* [INPUT RECORDS]:
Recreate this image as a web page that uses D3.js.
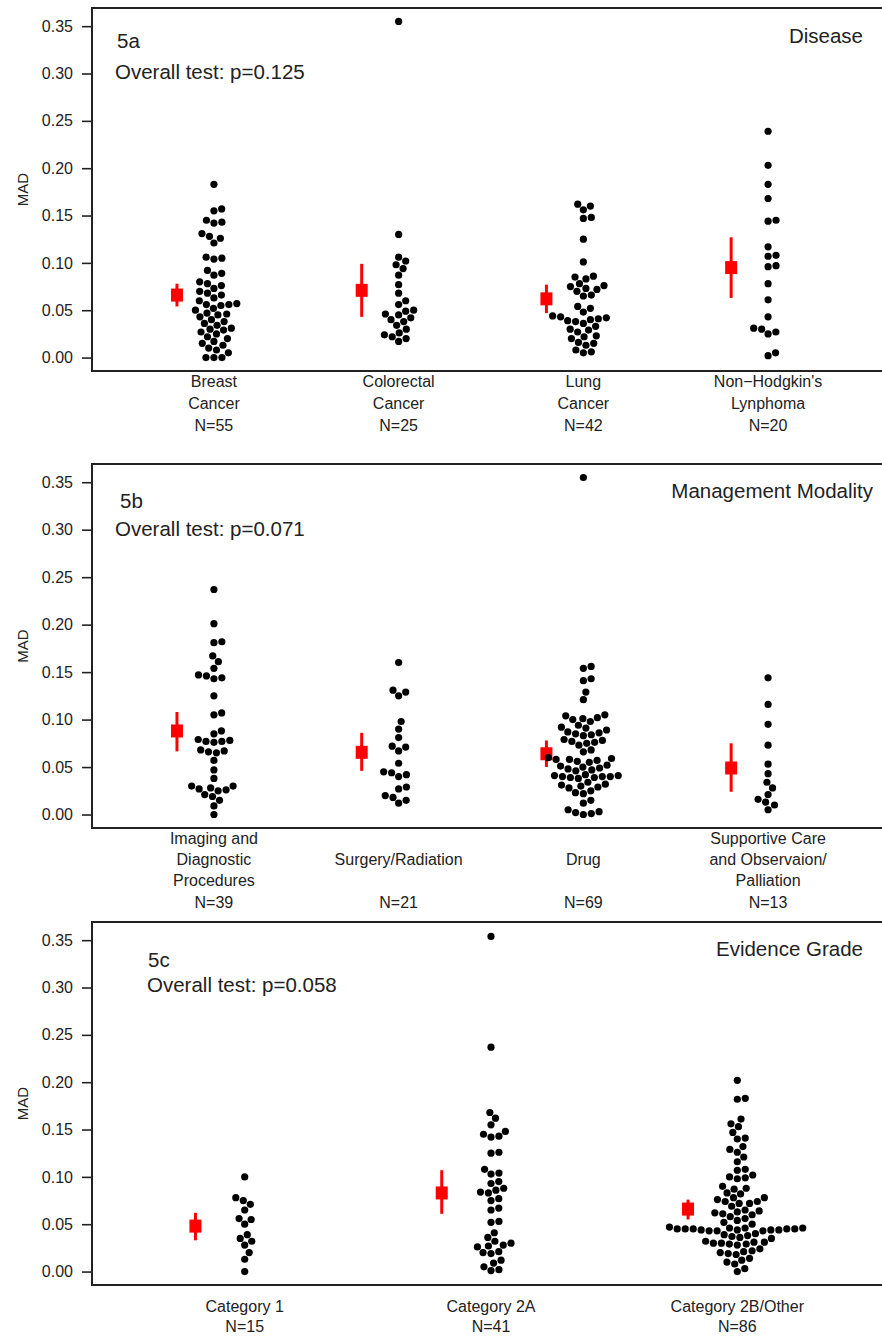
<!DOCTYPE html>
<html>
<head>
<meta charset="utf-8">
<script src="https://cdn.jsdelivr.net/npm/d3@7"></script>
<style>
body { margin: 0; background: #fff; }
svg { display: block; font-family: "Liberation Sans", Arial, sans-serif; }
</style>
</head>
<body>
<svg id="chart" width="882" height="1337"></svg>
<script>
// ---- data ----
const yTicks = [0, 0.05, 0.10, 0.15, 0.20, 0.25, 0.30, 0.35];

// 5a: disease
const diseaseLabels = [
  ["Breast", "Cancer", "N=55"],
  ["Colorectal", "Cancer", "N=25"],
  ["Lung", "Cancer", "N=42"],
  ["Non\u2212Hodgkin's", "Lynphoma", "N=20"]
];
const breast = [0.183, 0.157, 0.155, 0.145, 0.143, 0.142, 0.131, 0.128, 0.126, 0.121,
  0.106, 0.105, 0.104, 0.092, 0.089, 0.087, 0.080, 0.078, 0.076, 0.073, 0.070, 0.068,
  0.066, 0.063, 0.060, 0.057, 0.056, 0.056, 0.055, 0.052, 0.050, 0.047, 0.046, 0.045,
  0.043, 0.040, 0.038, 0.036, 0.034, 0.031, 0.030, 0.029, 0.027, 0.025, 0.022, 0.020,
  0.017, 0.015, 0.013, 0.010, 0.008, 0.005, 0.000, 0.000, 0.000];
const colorectal = [0.355, 0.130, 0.106, 0.102, 0.098, 0.094, 0.087, 0.077, 0.068, 0.060,
  0.056, 0.050, 0.049, 0.046, 0.045, 0.042, 0.040, 0.038, 0.034, 0.030, 0.026, 0.024,
  0.022, 0.020, 0.017];
const lung = [0.162, 0.160, 0.156, 0.148, 0.147, 0.125, 0.101, 0.086, 0.085, 0.083,
  0.078, 0.076, 0.075, 0.073, 0.072, 0.070, 0.066, 0.065, 0.054, 0.052, 0.048, 0.044,
  0.043, 0.042, 0.041, 0.040, 0.039, 0.038, 0.036, 0.033, 0.030, 0.029, 0.027, 0.023,
  0.022, 0.020, 0.016, 0.015, 0.013, 0.008, 0.006, 0.005];
const lymphoma = [0.239, 0.203, 0.183, 0.168, 0.145, 0.144, 0.117, 0.108, 0.107, 0.097,
  0.096, 0.078, 0.061, 0.043, 0.031, 0.030, 0.027, 0.025, 0.005, 0.002];
const diseaseMean = [0.066, 0.071, 0.062, 0.095];
const diseaseLo = [0.054, 0.043, 0.047, 0.063];
const diseaseHi = [0.078, 0.099, 0.077, 0.127];

// 5b: management modality
const modalityLabels = [
  ["Imaging and", "Diagnostic", "Procedures", "N=39"],
  ["", "Surgery/Radiation", "", "N=21"],
  ["", "Drug", "", "N=69"],
  ["Supportive Care", "and Observaion/", "Palliation", "N=13"]
];
const imaging = [0.237, 0.201, 0.182, 0.181, 0.167, 0.161, 0.154, 0.147, 0.146, 0.144,
  0.143, 0.125, 0.107, 0.105, 0.088, 0.085, 0.079, 0.078, 0.077, 0.077, 0.076, 0.068,
  0.067, 0.066, 0.065, 0.057, 0.047, 0.038, 0.030, 0.030, 0.028, 0.027, 0.026, 0.025,
  0.021, 0.019, 0.015, 0.009, 0.000];
const surgery = [0.160, 0.131, 0.129, 0.125, 0.098, 0.090, 0.081, 0.072, 0.071, 0.067,
  0.054, 0.045, 0.044, 0.042, 0.040, 0.029, 0.027, 0.020, 0.018, 0.015, 0.012];
const drug = [0.355, 0.156, 0.154, 0.143, 0.141, 0.129, 0.121, 0.105, 0.104, 0.102,
  0.101, 0.100, 0.098, 0.094, 0.092, 0.091, 0.089, 0.087, 0.086, 0.085, 0.084, 0.083,
  0.079, 0.078, 0.077, 0.076, 0.075, 0.073, 0.068, 0.066, 0.060, 0.059, 0.058, 0.058,
  0.057, 0.056, 0.055, 0.052, 0.051, 0.050, 0.049, 0.048, 0.047, 0.046, 0.042, 0.041,
  0.041, 0.040, 0.040, 0.040, 0.039, 0.039, 0.038, 0.034, 0.032, 0.031, 0.030, 0.029,
  0.028, 0.025, 0.023, 0.022, 0.015, 0.012, 0.005, 0.003, 0.002, 0.001, 0.000];
const supportive = [0.144, 0.116, 0.095, 0.073, 0.053, 0.043, 0.034, 0.028, 0.021,
  0.016, 0.013, 0.010, 0.005];
const modalityMean = [0.088, 0.0655, 0.064, 0.049];
const modalityLo = [0.0665, 0.046, 0.050, 0.024];
const modalityHi = [0.108, 0.086, 0.078, 0.075];

// 5c: evidence grade
const gradeLabels = [
  ["Category 1", "N=15"],
  ["Category 2A", "N=41"],
  ["Category 2B/Other", "N=86"]
];
const cat1 = [0.100, 0.078, 0.075, 0.071, 0.065, 0.056, 0.055, 0.050, 0.039, 0.035,
  0.032, 0.028, 0.020, 0.013, 0.000];
const cat2a = [0.354, 0.237, 0.168, 0.162, 0.155, 0.148, 0.145, 0.143, 0.142, 0.126,
  0.125, 0.108, 0.104, 0.103, 0.095, 0.093, 0.088, 0.086, 0.084, 0.083, 0.077, 0.075,
  0.067, 0.065, 0.053, 0.052, 0.041, 0.036, 0.032, 0.030, 0.028, 0.027, 0.026, 0.021,
  0.020, 0.019, 0.012, 0.009, 0.005, 0.002, 0.001];
const cat2b = [0.202, 0.183, 0.182, 0.161, 0.156, 0.153, 0.147, 0.141, 0.140, 0.132,
  0.129, 0.126, 0.121, 0.116, 0.108, 0.107, 0.102, 0.100, 0.099, 0.098, 0.090, 0.088,
  0.087, 0.083, 0.082, 0.078, 0.078, 0.076, 0.074, 0.074, 0.072, 0.072, 0.069,
  0.065, 0.064, 0.063, 0.062, 0.061, 0.060,
  0.058, 0.056, 0.054, 0.052, 0.050,
  0.047, 0.046, 0.046, 0.046, 0.045, 0.045, 0.045, 0.045, 0.045, 0.044, 0.044, 0.044,
  0.044, 0.043, 0.043, 0.043,
  0.040, 0.039, 0.038, 0.037, 0.036, 0.035,
  0.032, 0.031, 0.031, 0.030, 0.030, 0.029, 0.029, 0.028,
  0.024, 0.022, 0.021, 0.020, 0.019, 0.018,
  0.014, 0.012, 0.010, 0.008, 0.003, 0.000];
const gradeMean = [0.048, 0.083, 0.066];
const gradeLo = [0.033, 0.061, 0.055];
const gradeHi = [0.062, 0.107, 0.076];

// ---- layout ----
const panels = [
  {tag: "5a", test: "Overall test: p=0.125", title: "Disease",
   labels: diseaseLabels, groups: [breast, colorectal, lung, lymphoma],
   mean: diseaseMean, lo: diseaseLo, hi: diseaseHi,
   top: 8, bottom: 371, tagPos: [117, 48], testPos: [115, 79], titlePos: [863, 43],
   labStart: 10, labGap: 22},
  {tag: "5b", test: "Overall test: p=0.071", title: "Management Modality",
   labels: modalityLabels, groups: [imaging, surgery, drug, supportive],
   mean: modalityMean, lo: modalityLo, hi: modalityHi,
   top: 464, bottom: 828, tagPos: [120, 508], testPos: [115, 536], titlePos: [873, 498],
   labStart: 10, labGap: 21.3},
  {tag: "5c", test: "Overall test: p=0.058", title: "Evidence Grade",
   labels: gradeLabels, groups: [cat1, cat2a, cat2b],
   mean: gradeMean, lo: gradeLo, hi: gradeHi,
   top: 922, bottom: 1285, tagPos: [148, 967], testPos: [147, 992], titlePos: [863, 956],
   labStart: 21.7, labGap: 20}
];

const left = 92, right = 890;
const ink = "#222";
const dotGap = 8;   // centre distance of swarm points

const svg = d3.select("#chart");

// beeswarm (same idea as R beeswarm "swarm", ascending priority)
function swarm(vals, y) {
  const pts = vals.map(v => ({v: v, py: y(v)})).sort((a, b) => a.v - b.v);
  const placed = [];
  pts.forEach(p => {
    const near = placed.filter(q => Math.abs(q.py - p.py) < dotGap);
    let cands = [0];
    near.forEach(q => cands.push(q.dx + Math.sqrt(dotGap * dotGap - (q.py - p.py) ** 2)));
    near.forEach(q => cands.push(q.dx - Math.sqrt(dotGap * dotGap - (q.py - p.py) ** 2)));
    let best = Infinity;
    cands.forEach(c => {
      const ok = near.every(q => (c - q.dx) ** 2 + (p.py - q.py) ** 2 >= dotGap * dotGap * 0.999);
      if (ok && Math.abs(c) < Math.abs(best)) best = c;
    });
    p.dx = best;
    placed.push(p);
  });
  return pts;
}

panels.forEach(P => {
  const n = P.groups.length;
  const x = d3.scaleLinear()
    .domain([0.5 - 0.04 * n, n + 0.5 + 0.04 * n])
    .range([left, right]);
  const y = d3.scaleLinear()
    .domain([-0.0142, 0.3692])
    .range([P.bottom, P.top]);

  const g = svg.append("g");

  // y axis (ticks only, box gives the line)
  const ax = g.append("g")
    .attr("transform", `translate(${left},0)`)
    .call(d3.axisLeft(y).tickValues(yTicks).tickFormat(d3.format(".2f")).tickSize(10).tickPadding(9));
  ax.select(".domain").remove();
  ax.selectAll("line").attr("stroke", ink).attr("stroke-width", 1.6);
  ax.selectAll("text").attr("fill", ink).attr("font-size", 16)
    .attr("font-family", "Liberation Sans, Arial, sans-serif");

  g.append("text")
    .attr("transform", `translate(23,${(P.top + P.bottom) / 2}) rotate(-90)`)
    .attr("text-anchor", "middle").attr("dy", "0.35em")
    .attr("font-size", 15).attr("fill", ink)
    .text("MAD");

  // category labels
  P.labels.forEach((lines, i) => {
    lines.forEach((s, k) => {
      g.append("text")
        .attr("x", x(i + 1))
        .attr("y", P.bottom + P.labStart + k * P.labGap)
        .attr("dy", "0.35em")
        .attr("text-anchor", "middle")
        .attr("font-size", 16).attr("fill", ink)
        .text(s);
    });
  });

  // mean + interval in red, left of each swarm
  const red = g.append("g").attr("fill", "#f00");
  red.selectAll("rect.ci")
    .data(P.mean)
    .join("rect")
    .attr("x", (d, i) => x(i + 1 - 0.2) - 1.5)
    .attr("y", (d, i) => y(P.hi[i]))
    .attr("width", 3)
    .attr("height", (d, i) => y(P.lo[i]) - y(P.hi[i]));
  red.selectAll("rect.m")
    .data(P.mean)
    .join("rect")
    .attr("x", (d, i) => x(i + 1 - 0.2) - 6)
    .attr("y", d => y(d) - 6.5)
    .attr("width", 12)
    .attr("height", 13);

  // swarms
  P.groups.forEach((vals, i) => {
    g.append("g")
      .selectAll("circle")
      .data(swarm(vals, y))
      .join("circle")
      .attr("cx", d => x(i + 1) + d.dx)
      .attr("cy", d => d.py)
      .attr("r", 3.6)
      .attr("fill", "#000");
  });

  // box
  g.append("rect")
    .attr("x", left).attr("y", P.top)
    .attr("width", right - left).attr("height", P.bottom - P.top)
    .attr("fill", "none").attr("stroke", ink).attr("stroke-width", 2);

  // texts inside
  g.append("text").attr("x", P.tagPos[0]).attr("y", P.tagPos[1])
    .attr("font-size", 20.5).attr("fill", ink).text(P.tag);
  g.append("text").attr("x", P.testPos[0]).attr("y", P.testPos[1])
    .attr("font-size", 20.5).attr("fill", ink).text(P.test);
  g.append("text").attr("x", P.titlePos[0]).attr("y", P.titlePos[1])
    .attr("text-anchor", "end")
    .attr("font-size", 20.5).attr("fill", ink).text(P.title);
});
</script>
</body>
</html>
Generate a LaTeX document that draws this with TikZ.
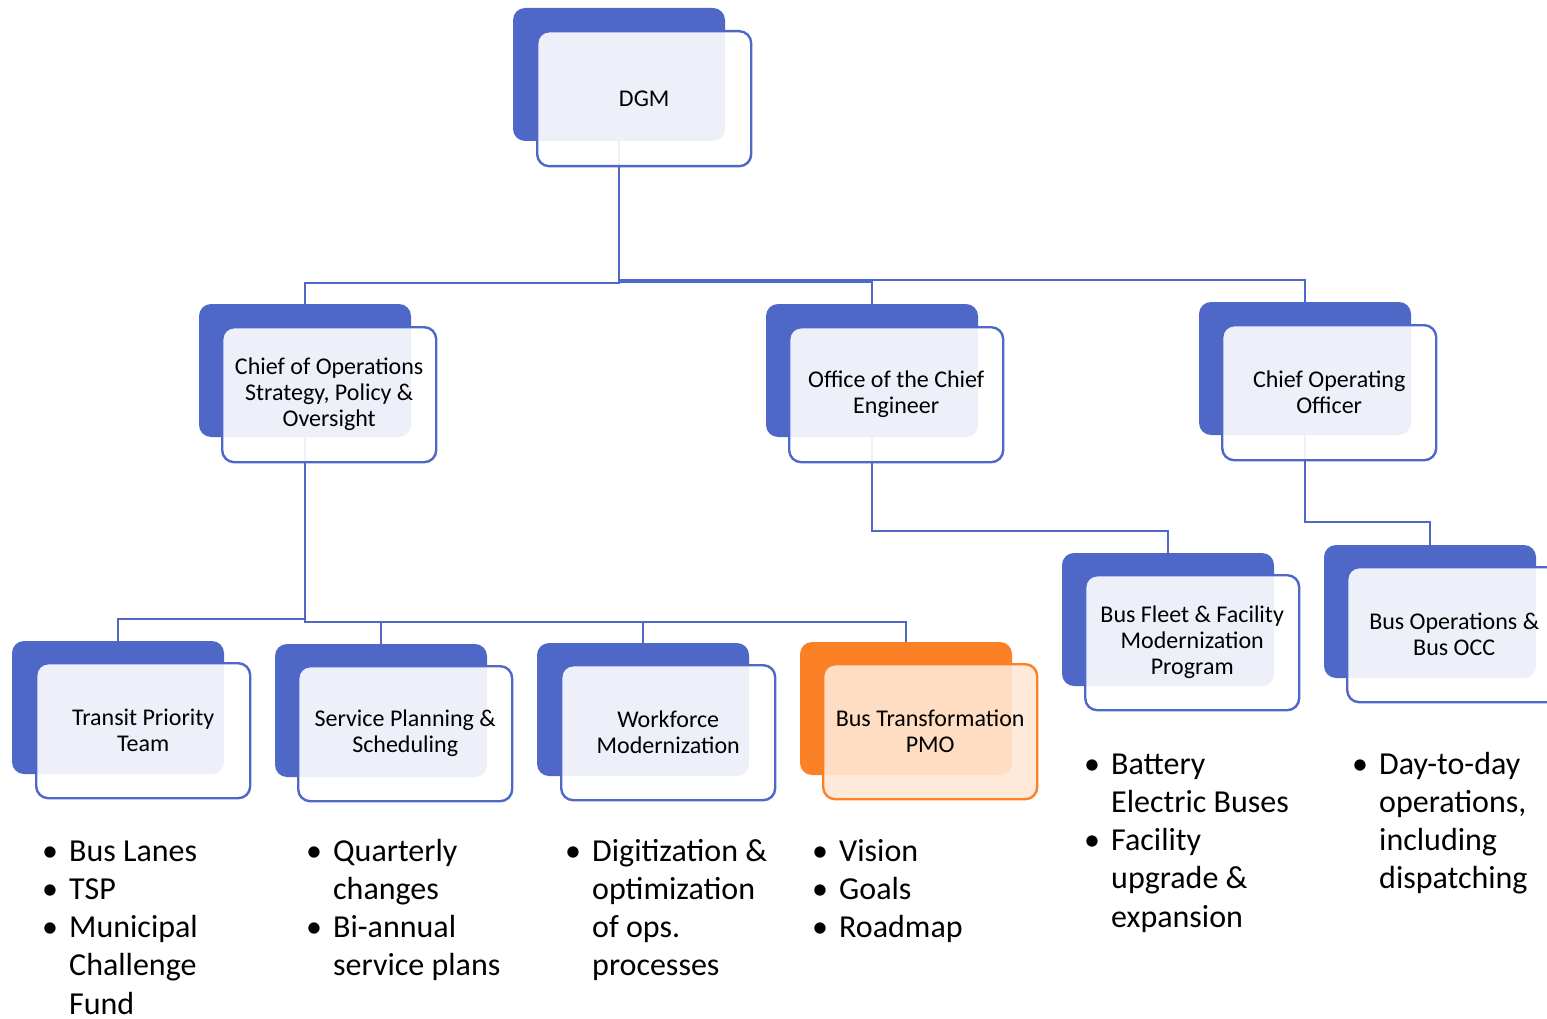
\documentclass[tikz,border=0pt]{standalone}
\usepackage{fontspec}
\setmainfont{Carlito}
\definecolor{orgblue}{RGB}{79,104,199}
\definecolor{orgorange}{RGB}{252,129,38}
\definecolor{orgpeach}{RGB}{255,231,213}
\newcommand\orgboxfont{\fontsize{24}{26}\selectfont}
\newcommand\orgbulfont{\fontsize{32}{38.3}\selectfont}
\tikzset{
  backbox/.style={draw=none, fill=#1, rounded corners=12pt, minimum width=212pt,
    minimum height=133pt, anchor=north west, inner sep=0pt, outer sep=0pt},
  frontbox/.style={draw=#1, line width=2.4pt, rounded corners=12pt, minimum width=214pt,
    minimum height=135pt, anchor=north west, inner sep=0pt, align=center,
    font=\orgboxfont, fill opacity=0.9, text opacity=1},
  conn/.style={draw=orgblue, line width=2.8pt},
  bul/.style={font=\orgbulfont, anchor=base, inner sep=0pt},
  itemtext/.style={font=\orgbulfont, anchor=base west, inner sep=0pt, align=left},
}
\begin{document}
\begin{tikzpicture}[x=1pt, y=-1pt]
\useasboundingbox (0,0) rectangle (1547,1019);
% back boxes
\node[backbox=orgblue] (dgm-b) at (513,8) {};
\node[backbox=orgblue] (cospo-b) at (199,304) {};
\node[backbox=orgblue] (oce-b) at (766,304) {};
\node[backbox=orgblue] (coo-b) at (1199,302) {};
\node[backbox=orgblue] (bffmp-b) at (1062,553) {};
\node[backbox=orgblue] (bobocc-b) at (1324,545) {};
\node[backbox=orgblue] (tpt-b) at (12,641) {};
\node[backbox=orgblue] (sps-b) at (275,644) {};
\node[backbox=orgblue] (wm-b) at (537,643) {};
\node[backbox=orgorange] (btpmo-b) at (800,642) {};
% connector levels
\coordinate (l1a) at (0,283);
\coordinate (l1b) at (0,282);
\coordinate (l1c) at (0,280);
\coordinate (l2a) at (0,619);
\coordinate (l2b) at (0,622);
\coordinate (l3a) at (0,531);
\coordinate (l3b) at (0,522);
% connectors
\draw[conn] (dgm-b.south) -- (dgm-b.south |- l1a) -| (cospo-b.north);
\draw[conn] (dgm-b.south) -- (dgm-b.south |- l1b) -| (oce-b.north);
\draw[conn] (dgm-b.south) -- (dgm-b.south |- l1c) -| (coo-b.north);
\draw[conn] (cospo-b.south) -- (cospo-b.south |- l2a) -| (tpt-b.north);
\draw[conn] (cospo-b.south) -- (cospo-b.south |- l2b) -| (sps-b.north);
\draw[conn] (cospo-b.south) -- (cospo-b.south |- l2b) -| (wm-b.north);
\draw[conn] (cospo-b.south) -- (cospo-b.south |- l2b) -| (btpmo-b.north);
\draw[conn] (oce-b.south) -- (oce-b.south |- l3a) -| (bffmp-b.north);
\draw[conn] (coo-b.south) -- (coo-b.south |- l3b) -| (bobocc-b.north);
% front boxes
\node[frontbox=orgblue, fill=white] (dgm) at (536,30) {DGM};
\node[frontbox=orgblue, fill=white] (cospo) at (221,326) {Chief of Operations\\Strategy, Policy \&\\Oversight};
\node[frontbox=orgblue, fill=white] (oce) at (788,326) {Office of the Chief\\Engineer};
\node[frontbox=orgblue, fill=white] (coo) at (1221,324) {Chief Operating\\Officer};
\node[frontbox=orgblue, fill=white] (bffmp) at (1084,574) {Bus Fleet \& Facility\\Modernization\\Program};
\node[frontbox=orgblue, fill=white] (bobocc) at (1346,566) {Bus Operations \&\\Bus OCC};
\node[frontbox=orgblue, fill=white] (tpt) at (35,662) {Transit Priority\\Team};
\node[frontbox=orgblue, fill=white] (sps) at (297,665) {Service Planning \&\\Scheduling};
\node[frontbox=orgblue, fill=white] (wm) at (560,664) {Workforce\\Modernization};
\node[frontbox=orgorange, fill=orgpeach] (btpmo) at (822,663) {Bus Transformation\\PMO};
% bullet lists (anchor = baseline of the last line)
\node[bul] (b1) at (50,861) {•};
\node[itemtext] (t1) at (69,861) {Bus Lanes};
\node[bul] (b2) at (50,899.3) {•};
\node[itemtext] (t2) at (69,899.3) {TSP};
\node[bul] (b3) at (50,937.6) {•};
\node[itemtext] (t3) at (69,1014.2) {Municipal\\Challenge\\Fund};
\node[bul] (b4) at (314,861) {•};
\node[itemtext] (t4) at (333,899.3) {Quarterly\\changes};
\node[bul] (b5) at (314,937.6) {•};
\node[itemtext] (t5) at (333,975.9) {Bi-annual\\service plans};
\node[bul] (b6) at (573,861) {•};
\node[itemtext] (t6) at (592,975.9) {Digitization \&\\optimization\\of ops.\\processes};
\node[bul] (b7) at (820,861) {•};
\node[itemtext] (t7) at (839,861) {Vision};
\node[bul] (b8) at (820,899.3) {•};
\node[itemtext] (t8) at (839,899.3) {Goals};
\node[bul] (b9) at (820,937.6) {•};
\node[itemtext] (t9) at (839,937.6) {Roadmap};
\node[bul] (b10) at (1092,774) {•};
\node[itemtext] (t10) at (1111,812.3) {Battery\\Electric Buses};
\node[bul] (b11) at (1092,850.6) {•};
\node[itemtext] (t11) at (1111,927.2) {Facility\\upgrade \&\\expansion};
\node[bul] (b12) at (1360,774) {•};
\node[itemtext] (t12) at (1379,888.9) {Day-to-day\\operations,\\including\\dispatching};
\end{tikzpicture}
\end{document}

* [PROBLEM REQUIREMENTS]: Repeat, word for word and with no pictures, only the lines running from the beginning of the data to the line that contains "const yTicks = [0, 0.05, 0.10, 0.15, 0.20, 0.25, 0.30, 0.35];".

* [RESULT OF THIS EXERCISE]:
Recreate this image as a web page that uses D3.js.
<!DOCTYPE html>
<html>
<head>
<meta charset="utf-8">
<script src="https://cdn.jsdelivr.net/npm/d3@7"></script>
<style>
body { margin: 0; background: #fff; }
svg { display: block; font-family: "Liberation Sans", Arial, sans-serif; }
</style>
</head>
<body>
<svg id="chart" width="882" height="1337"></svg>
<script>
// ---- data ----
const yTicks = [0, 0.05, 0.10, 0.15, 0.20, 0.25, 0.30, 0.35];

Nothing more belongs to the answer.